[START]

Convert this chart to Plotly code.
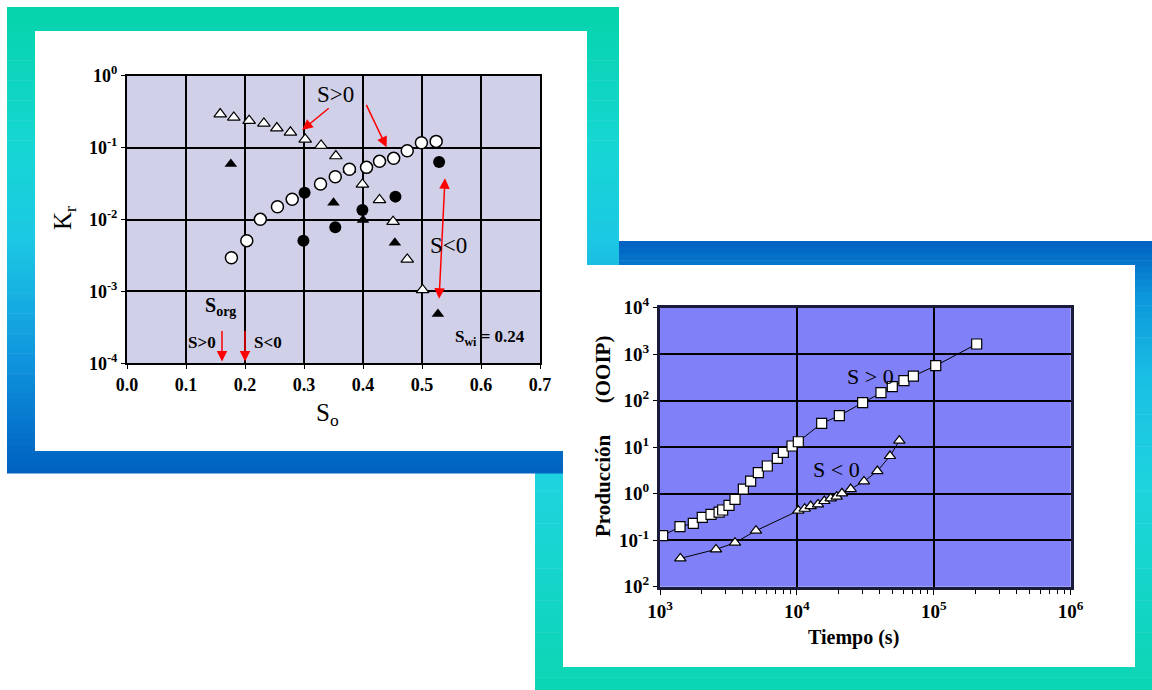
import plotly.graph_objects as go

W, H = 1152, 690

# ---------------- Left chart data (So vs Kr) ----------------
open_tri_so = [0.158, 0.181, 0.207, 0.232, 0.254, 0.277, 0.302, 0.329, 0.354, 0.377, 0.399, 0.428, 0.451, 0.475, 0.501]
open_tri_kr = [0.293, 0.263, 0.237, 0.217, 0.187, 0.163, 0.130, 0.107, 0.0764, 0.0499, 0.0308, 0.0187, 0.00933, 0.00279, 0.00105]

open_cir_so = [0.177, 0.203, 0.226, 0.255, 0.280, 0.328, 0.353, 0.377, 0.406, 0.428, 0.452, 0.475, 0.499, 0.524]
open_cir_kr = [0.00294, 0.00508, 0.01005, 0.01508, 0.0191, 0.0312, 0.0394, 0.0499, 0.0531, 0.0644, 0.0709, 0.0906, 0.117, 0.122]

fill_cir_so = [0.301, 0.299, 0.353, 0.399, 0.455, 0.529]
fill_cir_kr = [0.0236, 0.00508, 0.00778, 0.01355, 0.0208, 0.0630]

fill_tri_so = [0.176, 0.350, 0.400, 0.454, 0.527]
fill_tri_kr = [0.0591, 0.01714, 0.00984, 0.00476, 0.000485]

left_xticks = [0.0, 0.1, 0.2, 0.3, 0.4, 0.5, 0.6, 0.7]
left_xticktext = ["0.0", "0.1", "0.2", "0.3", "0.4", "0.5", "0.6", "0.7"]
left_yticks = [1e-4, 1e-3, 1e-2, 1e-1, 1e0]
left_yticktext = ["10<sup>-4</sup>", "10<sup>-3</sup>", "10<sup>-2</sup>", "10<sup>-1</sup>", "10<sup>0</sup>"]

# ---------------- Right chart data (time vs production) ----------------
sq_t = [1046, 1400, 1751, 2037, 2358, 2700, 2870, 3191, 3532, 4063, 4595, 5228, 6079, 7194, 7961, 9210,
        10240, 15170, 20420, 30220, 41120, 49740, 60520, 70920, 103300, 205700]
sq_p = [0.125, 0.195, 0.230, 0.310, 0.360, 0.40, 0.446, 0.561, 0.755, 1.26, 1.87, 2.83, 3.94, 5.75, 7.75, 10.6,
        13.1, 32.6, 47.6, 90.5, 148.6, 200, 269, 339, 566, 1656]

tr_t = [1408, 2565, 3532, 5024, 10240, 11400, 12610, 14270, 15860, 17650, 19520, 21350, 24710, 30910, 38700, 47870, 55990]
tr_p = [0.0406, 0.0635, 0.0883, 0.160, 0.431, 0.475, 0.543, 0.590, 0.696, 0.794, 0.861, 1.02, 1.26, 1.84, 3.07, 6.46, 13.8]

right_xticks = [1e3, 1e4, 1e5, 1e6]
right_xticktext = ["10<sup>3</sup>", "10<sup>4</sup>", "10<sup>5</sup>", "10<sup>6</sup>"]
right_yticks = [1e-2, 1e-1, 1e0, 1e1, 1e2, 1e3, 1e4]
right_yticktext = ["10<sup>2</sup>", "10<sup>-1</sup>", "10<sup>0</sup>", "10<sup>1</sup>", "10<sup>2</sup>", "10<sup>3</sup>", "10<sup>4</sup>"]
right_minor = [m * 10 ** e for e in (3, 4, 5) for m in range(2, 10)]

SERIF = "Liberation Serif"


def bold(lst):
    return ["<b>%s</b>" % s for s in lst]


def px(x):
    return x / W


def py(y):
    return 1 - y / H


def lerp_color(stops, t):
    for i in range(len(stops) - 1):
        t0, c0 = stops[i]
        t1, c1 = stops[i + 1]
        if t0 <= t <= t1:
            f = (t - t0) / (t1 - t0) if t1 > t0 else 0
            c = [round(c0[k] + (c1[k] - c0[k]) * f) for k in range(3)]
            return "rgb(%d,%d,%d)" % tuple(c)
    c = stops[-1][1]
    return "rgb(%d,%d,%d)" % tuple(c)


def gradient_rect(x0, y0, x1, y1, stops, n=70):
    out = []
    h = (y1 - y0) / n
    for i in range(n):
        t = (i + 0.5) / n
        out.append(dict(type="rect", xref="paper", yref="paper",
                        x0=px(x0), x1=px(x1), y0=py(y0 + i * h), y1=py(y0 + (i + 1) * h + 0.6),
                        fillcolor=lerp_color(stops, t), line=dict(width=0), layer="below"))
    return out


left_stops = [(0, (5, 212, 170)), (0.3, (22, 214, 212)), (0.5, (28, 200, 228)), (0.75, (16, 150, 222)), (1, (0, 96, 192))]
right_stops = [(0, (0, 96, 192)), (0.12, (12, 150, 218)), (0.3, (26, 190, 228)), (0.55, (30, 212, 222)), (1, (10, 214, 178))]

shapes = []
shapes += gradient_rect(535, 241, 1152, 690, right_stops)
shapes += gradient_rect(7, 7, 619, 473, left_stops)
shapes.append(dict(type="rect", xref="paper", yref="paper", x0=px(35), x1=px(587), y0=py(31), y1=py(451),
                   fillcolor="white", line=dict(width=0), layer="below"))
shapes.append(dict(type="rect", xref="paper", yref="paper", x0=px(563), x1=px(1135), y0=py(265), y1=py(667),
                   fillcolor="white", line=dict(width=0), layer="below"))
shapes.append(dict(type="rect", xref="x domain", yref="y domain", x0=0, x1=1, y0=0, y1=1,
                   fillcolor="#d0d0e8", line=dict(width=0), layer="below"))
shapes.append(dict(type="rect", xref="x2 domain", yref="y2 domain", x0=0, x1=1, y0=0, y1=1,
                   fillcolor="#8080f8", line=dict(width=0), layer="below"))

fig = go.Figure()

# Left chart traces
fig.add_trace(go.Scatter(x=open_tri_so, y=open_tri_kr, mode="markers", xaxis="x", yaxis="y",
                         marker=dict(symbol="triangle-up", size=11, color="white", line=dict(color="black", width=1.2))))
fig.add_trace(go.Scatter(x=open_cir_so, y=open_cir_kr, mode="markers", xaxis="x", yaxis="y",
                         marker=dict(symbol="circle", size=12, color="white", line=dict(color="black", width=1.5))))
fig.add_trace(go.Scatter(x=fill_cir_so, y=fill_cir_kr, mode="markers", xaxis="x", yaxis="y",
                         marker=dict(symbol="circle", size=12, color="black")))
fig.add_trace(go.Scatter(x=fill_tri_so, y=fill_tri_kr, mode="markers", xaxis="x", yaxis="y",
                         marker=dict(symbol="triangle-up", size=11, color="black")))

# Right chart traces
fig.add_trace(go.Scatter(x=sq_t, y=sq_p, mode="lines+markers", xaxis="x2", yaxis="y2",
                         line=dict(color="black", width=1),
                         marker=dict(symbol="square", size=10, color="white", line=dict(color="black", width=1.2))))
fig.add_trace(go.Scatter(x=tr_t, y=tr_p, mode="lines+markers", xaxis="x2", yaxis="y2",
                         line=dict(color="black", width=1),
                         marker=dict(symbol="triangle-up", size=10, color="white", line=dict(color="black", width=1.2))))

tickfont_l = dict(family=SERIF, size=18, color="black")
tickfont_r = dict(family=SERIF, size=19, color="black")

annotations = []


def text_ann(x, y, text, size, bold=False, angle=0):
    t = "<b>%s</b>" % text if bold else text
    annotations.append(dict(xref="paper", yref="paper", x=px(x), y=py(y), text=t, showarrow=False,
                            textangle=angle, font=dict(family=SERIF, size=size, color="black"),
                            xanchor="center", yanchor="middle"))


def red_arrow(x, y, ax, ay, both=False):
    d = dict(xref="x", yref="y", x=x, y=y, ax=ax, ay=ay, text="", showarrow=True,
             arrowhead=2, arrowsize=1.4, arrowwidth=1.5, arrowcolor="red")
    if both:
        d.update(arrowside="end+start", startarrowhead=2, startarrowsize=1.4)
    annotations.append(d)


# Left chart arrows (x in So, y in log10 Kr for log axis annotations)
red_arrow(0.297, -0.755, 28, -23)
red_arrow(0.440, -0.996, -21, -44)
red_arrow(0.539, -1.427, -6, 122, both=True)
red_arrow(0.161, -3.975, 0, -32)
red_arrow(0.200, -3.975, 0, -32)

# Left chart texts
text_ann(335, 95, "S>0", 23)
text_ann(448, 246, "S<0", 23)
text_ann(220, 306, "S<sub>org</sub>", 20, bold=True)
text_ann(202, 343, "S>0", 17, bold=True)
text_ann(268, 343, "S<0", 17, bold=True)
text_ann(490, 338, "S<sub>wi</sub> = 0.24", 17, bold=True)
text_ann(64, 218, "K<sub>r</sub>", 25, angle=-90)
text_ann(327, 414, "S<sub>o</sub>", 25)

# Right chart texts
text_ann(870, 376, "S > 0", 22)
text_ann(836, 469, "S < 0", 22)
text_ann(603, 437, "Producción      (OOIP)", 21, bold=True, angle=-90)
text_ann(853, 637, "Tiempo (s)", 20, bold=True)

fig.update_layout(
    width=W, height=H,
    margin=dict(l=0, r=0, t=0, b=0, pad=0, autoexpand=False),
    paper_bgcolor="white",
    plot_bgcolor="rgba(0,0,0,0)",
    showlegend=False,
    shapes=shapes,
    annotations=annotations,
    xaxis=dict(domain=[px(127), px(540)], range=[0, 0.7], anchor="y", automargin=False,
               tickvals=left_xticks, ticktext=bold(left_xticktext), tickfont=tickfont_l,
               showgrid=True, gridcolor="black", gridwidth=2, zeroline=False,
               showline=True, linecolor="black", linewidth=2, mirror=True,
               ticks="outside", ticklen=4, tickcolor="black"),
    yaxis=dict(domain=[py(363.3), py(75.7)], type="log", range=[-4, 0], anchor="x", automargin=False,
               tickvals=left_yticks, ticktext=bold(left_yticktext), tickfont=tickfont_l,
               showgrid=True, gridcolor="black", gridwidth=2, zeroline=False,
               showline=True, linecolor="black", linewidth=2, mirror=True,
               ticks="outside", ticklen=4, tickcolor="black"),
    xaxis2=dict(domain=[px(660), px(1070.7)], type="log", range=[3, 6], anchor="y2", automargin=False,
                tickvals=right_xticks, ticktext=bold(right_xticktext), tickfont=tickfont_r,
                showgrid=True, gridcolor="black", gridwidth=1.5, zeroline=False,
                showline=True, linecolor="#1a1a3a", linewidth=3, mirror=True,
                ticks="outside", ticklen=5, tickcolor="black",
                minor=dict(tickvals=right_minor, ticks="outside", ticklen=4, tickcolor="black", showgrid=False)),
    yaxis2=dict(domain=[py(586.7), py(307.7)], type="log", range=[-2, 4], anchor="x2", automargin=False,
                tickvals=right_yticks, ticktext=bold(right_yticktext), tickfont=tickfont_r,
                showgrid=True, gridcolor="black", gridwidth=1.5, zeroline=False,
                showline=True, linecolor="#1a1a3a", linewidth=3, mirror=True,
                ticks="outside", ticklen=4, tickcolor="black"),
)

fig.write_html("out.html", config={"displayModeBar": False},
               post_script="document.body.style.margin='0';document.body.style.overflow='hidden';")
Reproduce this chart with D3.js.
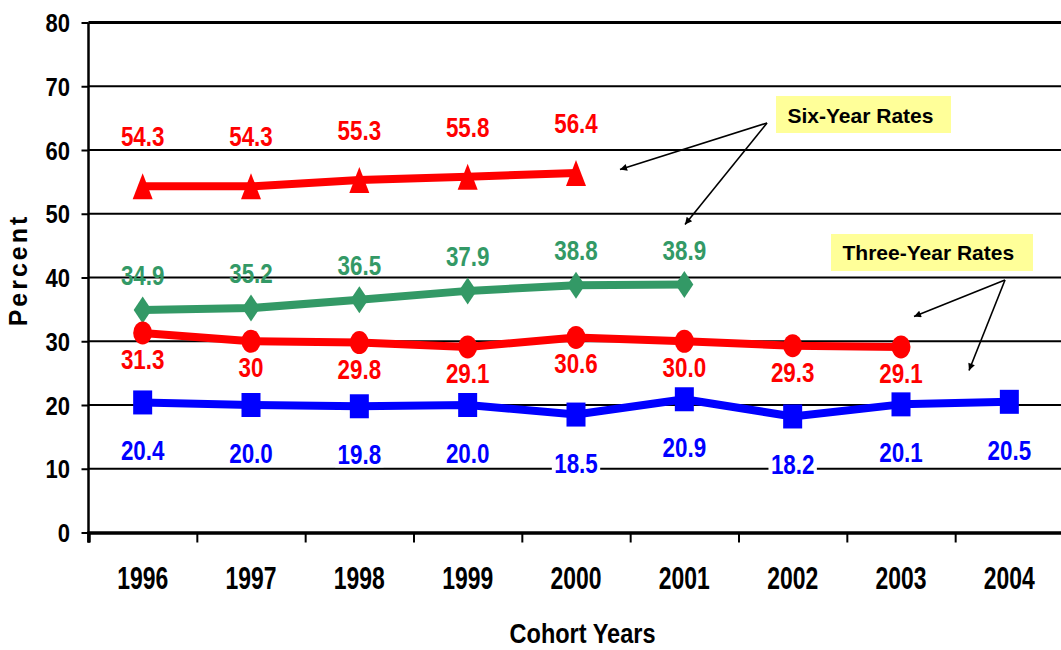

[END]

- [Short task]: Show every line from the entries above in which the word "chart" appears.

- [The answer]:
Convert this chart to Plotly code.
# ---------------- Left chart data (So vs Kr) ----------------
# ---------------- Right chart data (time vs production) ----------------
# Left chart traces
# Right chart traces
# Left chart arrows (x in So, y in log10 Kr for log axis annotations)
# Left chart texts
# Right chart texts
Reproduce this chart with D3.js.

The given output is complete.